Déjà en 2000, les rappeurs de la première génération comme DJ Awadi, «Duggy Tee» et «Xuman» avaient, dans une large mesure, conscientisé plusieurs jeunes sénégalais sur une alternance imminente. Ils avaient ainsi beaucoup contribué à la victoire du «Sopi», slogan politique d’Abdoulaye Wade, sur le pouvoir d’Abdou Diouf qui durait depuis 19 ans.

Leurs jeunes frères, «Fou Malade», et «Thiat» (le Cadet en wolof) du Groupe Keurgui et leurs amis Fadel Barro, Aliou Sané mettent en place de mouvement "Y en a marre". Ils se sont courageusement battus contre la modification de la Constitution par Abdoulaye Wade, âgé de 85 ans.

Wade voulait par cette manœuvre briguer un 3e mandat à la tête du pays. Quand le Conseil constitutionnel valide, le 27 janvier 2012 la candidature de celui qu’ils appelaient, le Vieux, dans leurs textes, ils manifestent activement dans tous les coins du Sénégal.
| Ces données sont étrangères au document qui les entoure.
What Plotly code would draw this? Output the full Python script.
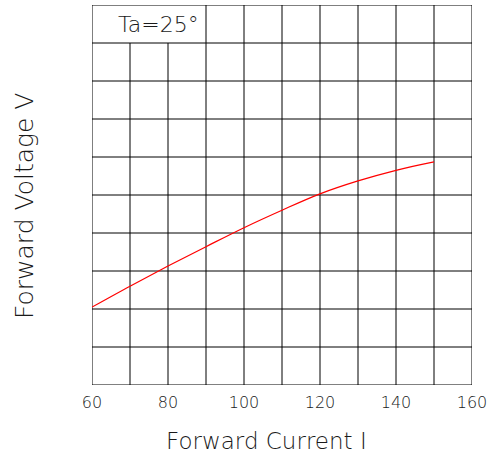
import plotly.graph_objects as go

# Data (y in grid units, 10 divisions)
current = [60, 70, 80, 90, 100, 110, 120, 130, 140, 150]
voltage = [2.05, 2.60, 3.13, 3.64, 4.14, 4.60, 5.03, 5.37, 5.65, 5.87]

x_ticks = [60, 80, 100, 120, 140, 160]
x_grid = [60, 70, 80, 90, 100, 110, 120, 130, 140, 150, 160]
y_grid = list(range(0, 11))
label_box_cols = [70, 80]  # vertical lines that stop below the label row
x_range = [60, 160]
y_range = [0, 10]

x_title = "Forward Current I"
y_title = "Forward Voltage V"
note = "Ta=25°"

FONT = "DejaVu Sans"
TXT = "#1a1a1a"

def f(size):
    return dict(size=size, family=FONT, color=TXT, weight=200)

fig = go.Figure()
fig.add_trace(go.Scatter(x=current, y=voltage, mode="lines", line=dict(color="#ff0000", width=1.2, shape="spline"),
                         hoverinfo="skip", showlegend=False))

shapes = []
for gx in x_grid:
    top = y_range[1] - 1 if gx in label_box_cols else y_range[1]
    shapes.append(dict(type="line", xref="x", yref="y", x0=gx, x1=gx, y0=y_range[0], y1=top,
                       line=dict(color="#000000", width=1), layer="below"))
for gy in y_grid:
    shapes.append(dict(type="line", xref="x", yref="y", x0=x_range[0], x1=x_range[1], y0=gy, y1=gy,
                       line=dict(color="#000000", width=1), layer="below"))

fig.update_layout(
    width=500, height=461,
    margin=dict(l=92, r=28, t=5, b=76),
    paper_bgcolor="white", plot_bgcolor="white",
    shapes=shapes,
    font=f(15),
    xaxis=dict(range=x_range, tickvals=x_ticks, showgrid=False, zeroline=False, showline=False,
               ticks="", tickfont=f(16), automargin=False, ticklabelstandoff=6),
    yaxis=dict(range=y_range, showticklabels=False, showgrid=False, zeroline=False, showline=False,
               ticks="", automargin=False),
    annotations=[
        dict(text=note, x=77.6, y=9.5, xref="x", yref="y", showarrow=False, font=f(22)),
        dict(text=x_title, x=0.458, y=-0.147, xref="paper", yref="paper", showarrow=False,
             xanchor="center", yanchor="middle", font=f(23)),
        dict(text=y_title, x=-0.179, y=0.471, xref="paper", yref="paper", showarrow=False,
             xanchor="center", yanchor="middle", textangle=-90, font=f(25)),
    ],
)

fig.write_html("out.html", config={"displayModeBar": False},
               post_script="document.body.style.margin='0';")
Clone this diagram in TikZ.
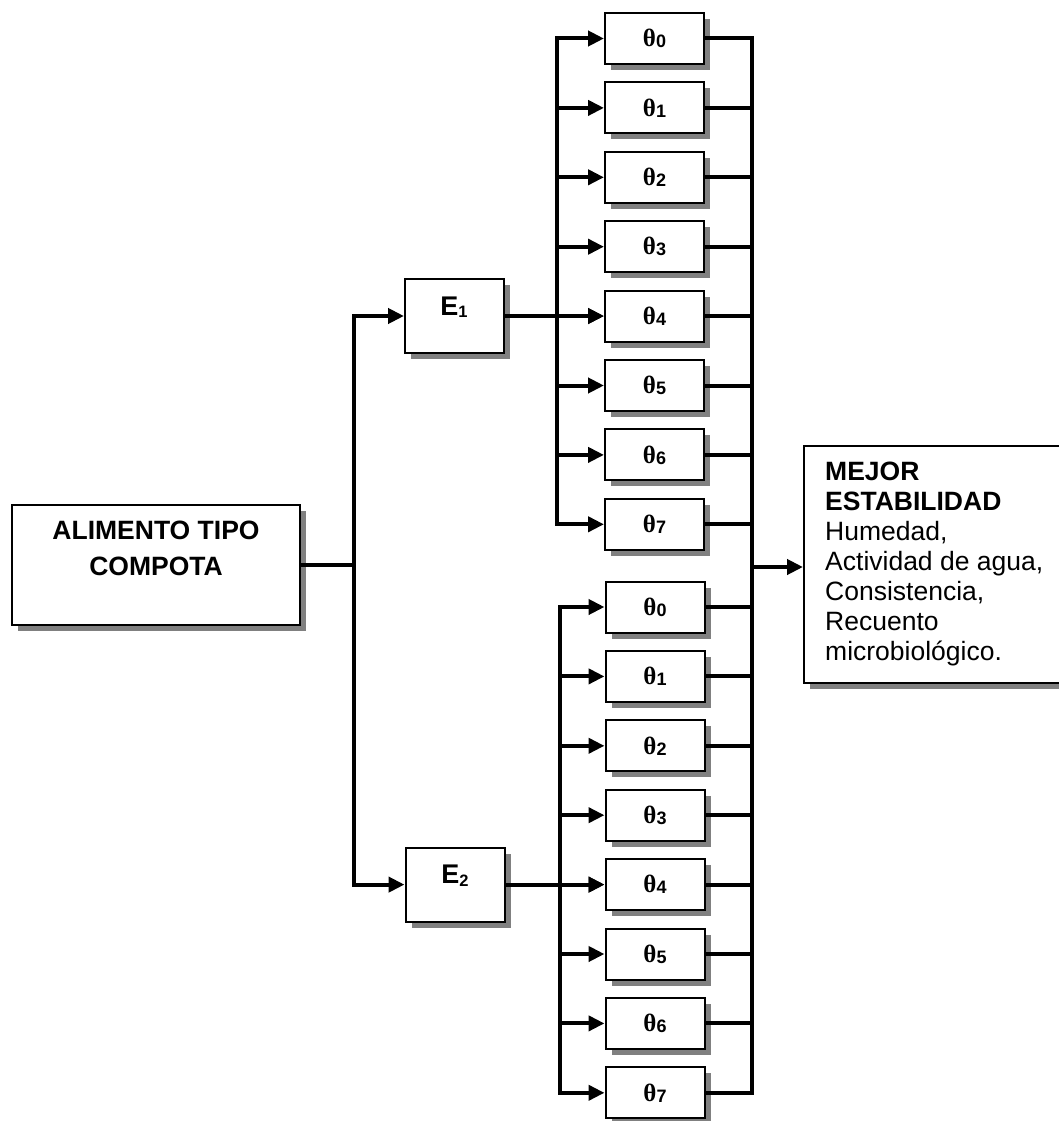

A l’époque, leur clip «Faux Pas Forcé» avait eu beaucoup de succès parce qu’il interpelait directement le préside Abdoulaye Wade.

A noter que Malal Tall alias «Fou Malade», un jeune rappeur qui jouit d’une grande popularité au Sénégal, était devenu le porte-parole du mouvement "Y en a marre", un rôle qu’il jouait à la perfection. Sur plusieurs plateaux de télé, il avait tenu tête aux redoutables responsables et militants du PDS de l’époque. Il avait également écrit l’hymne de "Y en a marre" dans lequel on retrouvait des refrains des chants qui accompagnaient les combats de lutte au Sénégal.

Tout nouvellement élu président de la république du Sénégal, Macky Sall avait, le 25 mars 2012, chaleureusement remercié les membres du mouvement "Y en a marre" qui avaient beaucoup contribué à sa victoire sur son ancien mentor, Abdoulaye Wade.

Maintenant, le contexte a changé avec Macky Sall qui demande un second mandat et se retrouve dans une position un peu similaire à celle d’Abdoulaye Wade en 2012. Mais sachant l’influence que le Hip-hop pourrait jouer dans la conscientisation des citoyens, le gouvernement n’entend pas laisser les rappeurs dérouler tranquillement leur stratégie. Mais ce combat est perdu d’avance car ces artistes, fidèles à leur ligne de conduite, n’entendent pas se laisser distraire.